6 March 2020
Be Aware – is it heat exhaustion or heat-stroke?
The warm weather is set to stick around for a while yet – so it is important to continue taking steps to ensure you stay healthy on the job and in the heat!
Heat-related illnesses are common complaints, and not just for people who work outdoors. Exercising intensively, dehydration due to too much alcohol or spending too long in the heat (even if you are at the beach) can take a toll on your health when combined with higher temperatures.
If you do start to feel unwell, it’s important to know the difference between heat stroke or the less-serious heat exhaustion so you can take the right steps to look after yourself.
Here are the symptoms to look out for…
- Feeling sick – usually due to dehydration
- Racing heartbeat
- Sweaty and weak
Important! Check your temperature to make sure it is below 104 degrees Fahrenheit (40 degrees Celsius). If it is, the above feelings indicate exhaustion and can be treated by moving to an air-conditioned or cooler location, drink lots of (cool, not ice-cold) fluids including hydralytes like sports drinks and coconut water, and take a cold shower, bath or swim. If your temperate rises above 104 degrees, see a professional.

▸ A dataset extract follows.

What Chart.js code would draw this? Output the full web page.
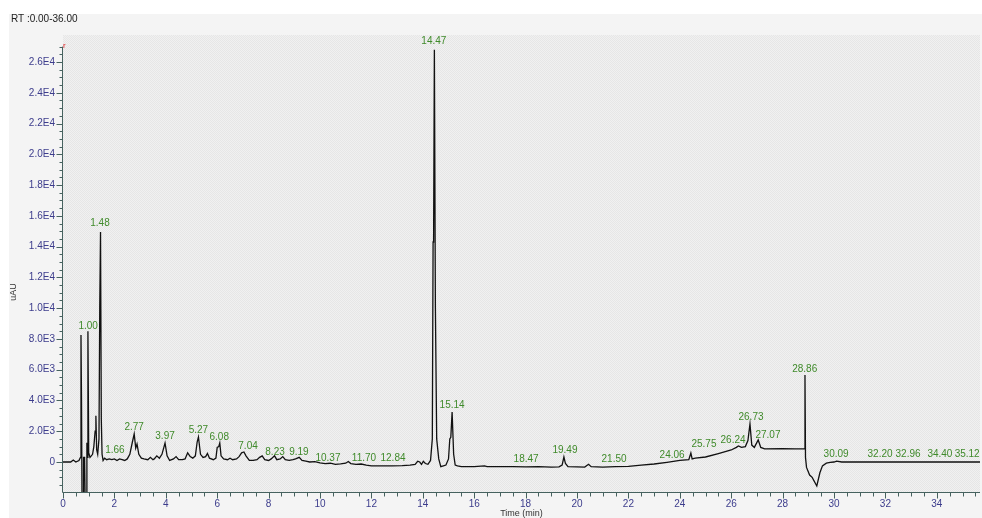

- Body temperature of 104 degrees Fahrenheit (40 degrees Celsius) or higher
- Mental or behavioural changes, such as confusion, slurred speech, agitation, or seizures
- Nausea or vomiting
- If your skin feels hot and dry to the touch, or moist if you have been exercising
- Flushed skin
- Rapid or shallow breathing
If your temperature goes over 104 degrees, your body is overheated and you need to receive immediate medical treatment to prevent potentially significant damage to the brain, heart, and kidneys. Take what steps you can to reduce your temperate while waiting for, or en route to, a medical professional.
Take precautions, be prepared and stay aware to avoid heat-related illness and keep your body happy and healthy!